Revolution! Kino in deutscher Umbruchzeit

Dienstag, 4. 2. 2020 – 19.30 Uhr
Eröffnung / Stephansaal, Ständehausstraße 4

[Die bolschewistischen Greuel vom 21. 8. 1919 oder Kiews Schreckenstage]

Deutschland 1919, 12 min.

Eines der sehr seltenen Dokumente der von der sowjetischen politischen Polizei, der sog. Cheka, begangenen Greuel während des beginnenden Bürgerkriegs in Russland, der Ukraine und weiterer Provinzen des ehemaligen zaristischen Russlands.

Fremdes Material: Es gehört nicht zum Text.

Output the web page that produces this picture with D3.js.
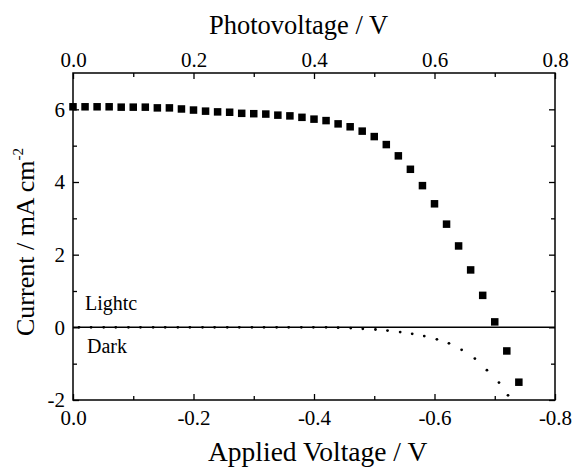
<!DOCTYPE html>
<html><head><meta charset="utf-8">
<script src="https://cdnjs.cloudflare.com/ajax/libs/d3/7.8.5/d3.min.js"></script>
<style>body{margin:0;background:#fff}svg{display:block}</style>
</head><body><svg id="c" width="575" height="467"></svg>
<script>
const lightV = [0.00,0.02,0.04,0.06,0.08,0.10,0.12,0.14,0.16,0.18,0.20,0.22,0.24,0.26,0.28,0.30,0.32,0.34,0.36,0.38,0.40,0.42,0.44,0.46,0.48,0.50,0.52,0.54,0.56,0.58,0.60,0.62,0.64,0.66,0.68,0.70,0.72,0.74];
const lightI = [6.07,6.07,6.07,6.07,6.06,6.06,6.06,6.04,6.04,6.01,5.98,5.95,5.93,5.92,5.89,5.88,5.87,5.84,5.82,5.78,5.73,5.69,5.60,5.52,5.40,5.25,5.03,4.72,4.35,3.90,3.40,2.84,2.24,1.58,0.88,0.15,-0.65,-1.51];
const darkV = [0.010,0.030,0.051,0.071,0.092,0.112,0.133,0.153,0.174,0.194,0.215,0.235,0.256,0.276,0.297,0.317,0.338,0.358,0.379,0.399,0.420,0.440,0.461,0.481,0.502,0.522,0.543,0.563,0.583,0.604,0.624,0.645,0.667,0.687,0.707,0.722];
const darkI = [0,0,0,0,0,0,0,0,0,0,0,0,0,0,0,0,0,0,0,0,0,-0.01,-0.02,-0.04,-0.06,-0.09,-0.13,-0.18,-0.24,-0.33,-0.44,-0.62,-0.86,-1.18,-1.52,-1.87];
const bottomTicks = [0,-0.2,-0.4,-0.6,-0.8];
const topTicks = [0,0.2,0.4,0.6,0.8];
const yTicks = [-2,0,2,4,6];

const FONT = "'Liberation Serif', Tinos, 'Times New Roman', serif";
const svg = d3.select('#c');
const L=73, R=555, T=73, B=400;
const xb = d3.scaleLinear().domain([0,-0.8]).range([L,R]);
const xt = d3.scaleLinear().domain([0,0.8]).range([L,R]);
const y = d3.scaleLinear().domain([-2,7]).range([B,T]);
const fmt = d => (d<0?'-':'') + Math.abs(d).toFixed(1);

function styleAxis(g, fs){
  g.attr('font-family', FONT).attr('font-size', fs);
  g.select('.domain').remove();
  g.selectAll('line').attr('stroke','#000').attr('stroke-width',1.3);
  g.selectAll('text').attr('fill','#000');
}
svg.append('g').attr('transform',`translate(0,${B})`)
  .call(d3.axisBottom(xb).tickValues(bottomTicks).tickFormat(fmt).tickSizeInner(-6).tickPadding(10)).call(g=>styleAxis(g,21));
svg.append('g').attr('transform',`translate(0,${B})`)
  .call(d3.axisBottom(xb).tickValues([-0.1,-0.3,-0.5,-0.7]).tickFormat('').tickSizeInner(-4)).call(g=>styleAxis(g,21));
svg.append('g').attr('transform',`translate(0,${T})`)
  .call(d3.axisTop(xt).tickValues(topTicks).tickFormat(fmt).tickSizeInner(-6).tickPadding(6)).call(g=>styleAxis(g,21));
svg.append('g').attr('transform',`translate(0,${T})`)
  .call(d3.axisTop(xt).tickValues([0.1,0.3,0.5,0.7]).tickFormat('').tickSizeInner(-4)).call(g=>styleAxis(g,21));
svg.append('g').attr('transform',`translate(${L},0)`)
  .call(d3.axisLeft(y).tickValues(yTicks).tickFormat(d=>(d<0?'-':'')+Math.abs(d)).tickSizeInner(-6).tickPadding(8)).call(g=>styleAxis(g,21));
svg.append('g').attr('transform',`translate(${L},0)`)
  .call(d3.axisLeft(y).tickValues([-1,1,3,5]).tickFormat('').tickSizeInner(-4)).call(g=>styleAxis(g,21));
svg.append('g').attr('transform',`translate(${R},0)`)
  .call(d3.axisRight(y).tickValues(yTicks).tickFormat('').tickSizeInner(-6)).call(g=>styleAxis(g,21));
svg.append('g').attr('transform',`translate(${R},0)`)
  .call(d3.axisRight(y).tickValues([-1,1,3,5]).tickFormat('').tickSizeInner(-4)).call(g=>styleAxis(g,21));

svg.append('rect').attr('x',L).attr('y',T).attr('width',R-L).attr('height',B-T)
  .attr('fill','none').attr('stroke','#000').attr('stroke-width',1.5);
svg.append('line').attr('x1',L).attr('x2',R).attr('y1',y(0)).attr('y2',y(0))
  .attr('stroke','#000').attr('stroke-width',1.5);

svg.append('g').selectAll('circle').data(darkV).join('circle')
  .attr('cx',(d)=>xt(d)).attr('cy',(d,i)=>y(darkI[i])).attr('r',1.4).attr('fill','#000');
const s=7.5;
svg.append('g').selectAll('rect').data(lightV).join('rect')
  .attr('x',d=>xt(d)-s/2).attr('y',(d,i)=>y(lightI[i])-s/2).attr('width',s).attr('height',s).attr('fill','#000');

const lab = svg.append('g').attr('font-family',FONT).attr('fill','#000');
lab.append('text').attr('x',85).attr('y',310).attr('font-size',20).text('Lightc');
lab.append('text').attr('x',87).attr('y',353).attr('font-size',20).text('Dark');
lab.append('text').attr('x',209).attr('y',34).attr('text-anchor','start').attr('font-size',26.5).text('Photovoltage / V');
lab.append('text').attr('x',208).attr('y',461).attr('text-anchor','start').attr('font-size',27.5).text('Applied Voltage / V');
const yt = lab.append('text').attr('transform',`translate(34,336) rotate(-90)`).attr('text-anchor','start').attr('font-size',26);
yt.append('tspan').text('Current / mA cm');
yt.append('tspan').attr('dy',-11).attr('font-size',15).text('-2');
</script></body></html>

Das Cabinet des Dr. Caligari

Deutschland 1919/20,    78 min.

Regie: Robert Wiene

Die Welt steht Kopf! In einer psychiatrischen Anstalt glaubt ein Insasse, im Chefarzt jenen unheimlichen Dr. Caligari wiederzuerkennen, der eines Tages in seinem Heimatstädtchen aufgetaucht war – als Jahrmarktschreier. In der Rückblende wird erzählt, wie das Medium des Dr. Caligari Verbrechen beging, denen auch die Braut des Anstaltsinsassen zum Opfer fiel. Traumatisiert kommt er in die Anstalt, wo er dann dem Chefarzt begegnet. Wahn oder Wirklichkeit?
Die zeitgenössische Kritik war begeistert von diesem Film, der mit seinen gemalten Dekors den Filmexpressionismus begründete und eine Geschichte im Stil E.T.A. Hoffmanns erzählt, die sehr an dessen Novelle “Der Sandmann” erinnert.

Musikalische Begleitung des gesamten Programms: Stephen Horne (Klavier); Frank Bockius (Schlagzeug)

Das Cabinet des Dr. Caligari (Foto aus der digitalen Kopie)

 


 

Mittwoch, 5. 2. 2020 – 19.00 Uhr

Stephansaal, Ständehausstraße 4

Rose Bernd

Deutschland 1919, 84 min.

Regie: Alfred Halm

Musikalische Begleitung: Karlsruher Improvisationsensemble (Matthias Vogt, Klavier), Hartmut Nieder (Klarinette), Bhadra H. Nofer (Perkussion)

Die junge, attraktive und gleichzeitig herzensgute Rose Bernd (Henny Porten) ist hin- und hergetrieben zwischen mehreren Männern. Während einer von ihnen ganz traditionell bei ihrem Vater um ihre Hand anhält, hat sie heimliche Rendezvous mit einem anderen. Diese werden jedoch von einem Dritten beobachtet, der Rose Bernd daraufhin erpresst, und, als sie sich ihm nicht hingibt, vergewaltigt. Das bleibt nicht ohne Folgen, so dass wir das tragische Ende dieses Melodrams ahnen. So wie in Melodramen üblich, wird das eigentliche Problem nicht angesprochen: wie lässt sich das Schicksal der Mütter unehelicher Kinder (und auch deren) ändern?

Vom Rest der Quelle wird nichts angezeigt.